Manfred Schaefer

Personal information
- Date of birth: 12 February 1943
- Place of birth: Pillau, East Prussia, Germany
- Date of death: 28 March 2023 (aged 80)
- Position: Defender

Senior career*
- Years: Team / Apps / (Gls)
- 1960–1963: Blacktown
- 1963–1975: St. George-Budapest

International career
- 1967–1974: Australia / 49 / (1)

Managerial career
- 1975–1977: St. George-Budapest
- 1982–1986: Sydney Olympic FC
- 1988: Brunswick Juventus
- 1989–1991: APIA Leichhardt
- 1992–1994: Sydney United
- 1995: Leichhardt Tigers
- 1995–1997: Marconi Stallions
- 1998–1999: Adelaide Sharks
- 2002–2004: Parramatta Power (assistant manager)

= Manfred Schaefer =

Australian soccer player (1943–2023)

Manfred Schaefer (12 February 1943 – 28 March 2023) was a German soccer player who played as a defender. At club level he won titles with St. George Budapest. Born in Germany, he represented the Australian national team internationally, participating in the 1974 World Cup in Germany. As coach he was several times runner-up in the Australian National Soccer League with various clubs.

==Early life==
Schaefer was born in the East Prussian town of Pillau, Germany (now Baltiysk, Russia), near Königsberg (now Kaliningrad). In the dying days of World War II his family fled westward to Bremen. In 1954 the family emigrated with Manfred, by then aged 11, to Australia. Schaefer was a milkman, a job that required him to deliver fresh milk to households in the suburbs every morning, and to which his extraordinary physical fitness was often attributed.

==Playing career==
Schaefer started his football career in 1960 with Blacktown in west Sydney, playing in the second division of New South Wales. In 1963 he joined first division Budapest Club, which was renamed St. George-Budapest SC by 1965. There he played until 1975 alongside other great Australian football stars of the era, such as Attila Abonyi and Johnny Warren, winning the state championship in 1967, 1971, 1974 and 1975, the highest possible achievement in Australian football at the time in the absence of a national competition. He won the state cup, then known as the Ampol Cup, in 1967, 1972 and 1975; and in 1964 and 1972, the Federation Cup of New South Wales. The titles of 1975 he won as player-coach.

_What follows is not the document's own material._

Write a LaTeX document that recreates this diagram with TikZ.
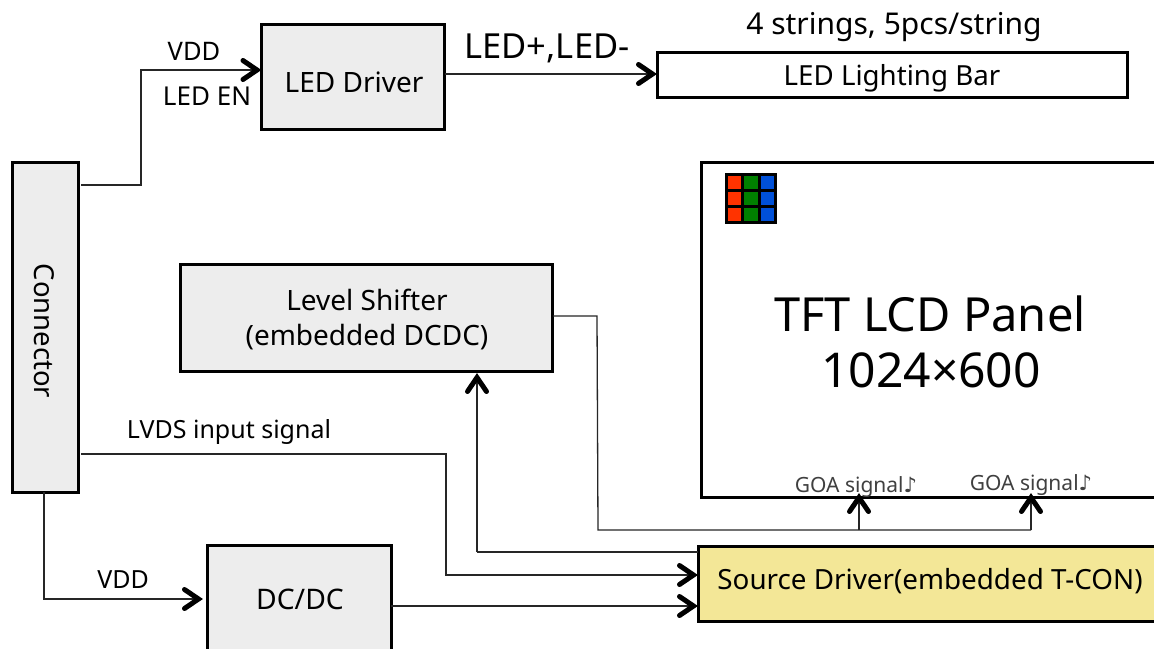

Schaefer's debut for the national side occurred on 5 November 1967, in a 5–3 victory over New Zealand, during the Vietnam National Day Tournament in Saigon (now Ho Chi Minh City). He played 73 times in the colours of Australia, 49 times in official international matches in which he scored one goal. His last three matches for Australia were 1974 World Cup, against East Germany, West Germany and Chile. He also represented New South Wales in interstate matches.

==Coaching career==
In 1975, Schaefer began his coaching career at St. George-Budapest, where he remained until 1977. He then coached Sydney Olympic in the national championship from 1982 to 1986, where he was twice runner-up; Brunswick Juventus in the state league of Victoria in 1988; APIA Leichhardt from 1989 to 1991; Sydney United from 1992 to 1994; Leichhardt Tigers in 1995; Marconi Fairfield from 1995 until 1997, leading the team into the grand final of the national championship against the Melbourne Knights FC, where they lost 2–1; Adelaide Sharks from 1998 to 1999; and Parramatta Power from 2002 to 2004, where he served as assistant coach, and was runner-up in the national championship of 2004.

==Legacy==
In 1999 Schaefer was an inaugural inductee into the Australian Soccer Hall of Fame. He was invited to the draw for the preliminary qualifying matches for the 2006 FIFA World Cup.

Schaefer Terrace in the Sydney suburb of Glenwood is named after him. His daughter Kim Schaefer played a couple of non-A international matches for the Australia women's national soccer team.

==Death==
On 28 March 2023, it was reported that Schaefer had died at the age of 80.